2. Now sanctity itself cannot mean that one man is able to make himself so alluring to God that he draws God to himself, for in that case God’s action of indwelling would be motived by a creature, and God would have found some finite reason for His act. This cannot be, since the only sufficient motive for God can be God Himself. “He hath done all things on account of Himself,” say the Scriptures. We can be sure, therefore, that the indwelling of the spirit is the cause and not the effect of the goodness that is in man, for the Saints are not born, but made by God. Hence we understand what is meant by saying that the justice of the Saints, their justification, is effected by grace, i. e., by God’s free gift. It is not from them, but from Him: “Not to us, O Lord, not to us, but to Thy name give Glory.” Grace, therefore, is the name given to that divine habit whereby the soul is made one with Him. It is clear, then, also, why in the catechism grace is called the supernatural life of the soul, and why mortal sin is called the death of the soul, since it kills the soul by depriving it of sanctifying grace.

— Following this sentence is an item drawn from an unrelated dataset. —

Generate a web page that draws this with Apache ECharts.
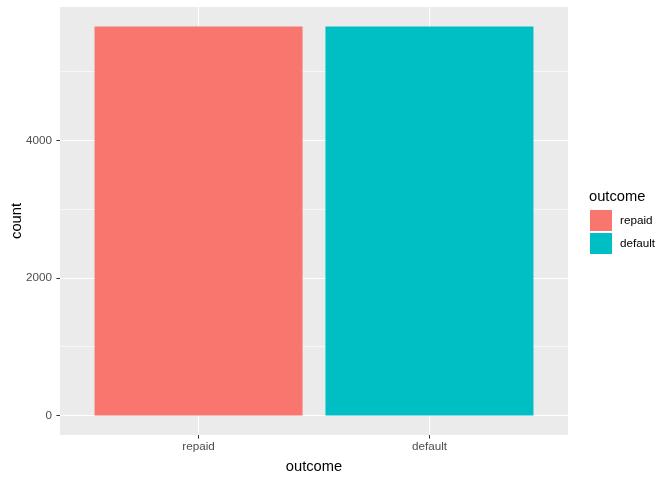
<!DOCTYPE html>
<html>
<head>
<meta charset="utf-8">
<script src="https://cdn.jsdelivr.net/npm/echarts@6/dist/echarts.min.js"></script>
<style>html,body{margin:0;padding:0;background:#fff;}#c{width:672px;height:480px;}</style>
</head>
<body>
<div id="c"></div>
<script>
const categories = ['repaid', 'default'];
const counts = [5654, 5654];
const colors = ['#F8766D', '#00BFC4'];
const yMajorTicks = [0, 2000, 4000];
const yMinorTicks = [1000, 3000, 5000];

const FONT = 'Liberation Sans, Arial, sans-serif';
const maxVal = Math.max(...counts);
const expand = maxVal * 0.05;

const chart = echarts.init(document.getElementById('c'), null, {renderer: 'canvas'});

const series = categories.map((c, i) => ({
  name: c,
  type: 'bar',
  xAxisIndex: 0,
  yAxisIndex: 0,
  barWidth: 208,
  barGap: '-100%',
  itemStyle: {color: colors[i], borderWidth: 0},
  data: [[i + 1, counts[i]]]
}));

chart.setOption({
  animation: false,
  textStyle: {fontFamily: FONT},
  grid: {left: 60, right: 104, top: 7, bottom: 45, show: true, backgroundColor: '#EBEBEB', borderWidth: 0,
         containLabel: false, outerBoundsMode: 'none'},
  title: {
    text: 'outcome', left: 589, top: 189, padding: 0,
    textStyle: {fontFamily: FONT, fontSize: 14.7, fontWeight: 'normal', color: '#000'}
  },
  legend: {
    orient: 'vertical', left: 590, top: 210, padding: 0,
    itemWidth: 22, itemHeight: 21, itemGap: 2,
    icon: 'rect',
    data: categories,
    textStyle: {fontFamily: FONT, fontSize: 11.7, color: '#000', padding: [0, 0, 0, 3]}
  },
  xAxis: {
    type: 'value',
    min: 0.4, max: 2.6,
    name: 'outcome', nameLocation: 'middle', nameGap: 24, nameMoveOverlap: false,
    nameTextStyle: {fontFamily: FONT, fontSize: 14.7, color: '#000'},
    axisLine: {show: false, onZero: false},
    axisTick: {show: true, length: 3.6, lineStyle: {color: '#333333', width: 1}, customValues: [1, 2]},
    axisLabel: {
      customValues: [1, 2], margin: 6,
      fontFamily: FONT, fontSize: 11.7, color: '#4D4D4D',
      formatter: v => categories[Math.round(v) - 1] || ''
    },
    splitLine: {show: true, lineStyle: {color: '#FFFFFF', width: 1.07}}
  },
  yAxis: [{
    type: 'value',
    min: -expand, max: maxVal + expand,
    name: 'count', nameLocation: 'middle', nameGap: 36, nameRotate: 90, nameMoveOverlap: false,
    nameTextStyle: {fontFamily: FONT, fontSize: 14.7, color: '#000'},
    axisLine: {show: false, onZero: false},
    axisTick: {show: true, length: 3.6, lineStyle: {color: '#333333', width: 1}, customValues: yMajorTicks},
    axisLabel: {customValues: yMajorTicks, margin: 8, fontFamily: FONT, fontSize: 11.7, color: '#4D4D4D',
                formatter: v => String(Math.round(v))},
    splitLine: {show: true, lineStyle: {color: '#FFFFFF', width: 1.07}}
  }, {
    type: 'value',
    min: -expand, max: maxVal + expand,
    position: 'left',
    axisLine: {show: false, onZero: false},
    axisTick: {show: false, customValues: yMinorTicks},
    axisLabel: {show: false, customValues: yMinorTicks},
    splitLine: {show: true, lineStyle: {color: '#FFFFFF', width: 0.6}}
  }],
  series: series
});
</script>
</body>
</html>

3. This leads us to the last notion of grace, that it is in the supernatural order what the soul is in the natural order. My soul is everywhere in my body and gives evidence of its presence by the life there manifest; cut off a portion of the body, amputate a limb. It dies. The soul is no longer in it. So does grace work. It is right in the very essence of the soul, at the heart of it, and works through into all the faculties and powers by means of the virtues. It is the life of the whole assemblage of these habits of goodness. As soon as it is withdrawn, then at once charity goes, for we are out of friendship with God, and charity is nothing other than the love of God. Hope still and faith in some form remain, but without any inner life or energy to quicken them. All else is a crumbled ruin, without shape or life, a sight to fill those that can see it with horror and disgust. With grace the soul is once more thronged with vital activities, for grace is life. Grace it is that gives the same charm to the soul as life gives to the body; it imparts a freshness, an alertness, an elasticity, a spontaneous movement, a fragrance, a youth. By grace we are children in God’s eyes, with the delicate colouring and sweetness of a child; without it we are old, worn, dead, not only useless to ourselves, but a pollution to others. Need one wonder if all life is different to the soul in sin? Religion, God, Heaven, Mass, prayers, have lost all attraction and are full of drudgery. Outwardly we feel the same; but our attraction to these higher gifts has gone, a prodigal as yet content with the husks of life’s fruitage, relishing only the food of swine, without grace, spiritually dead.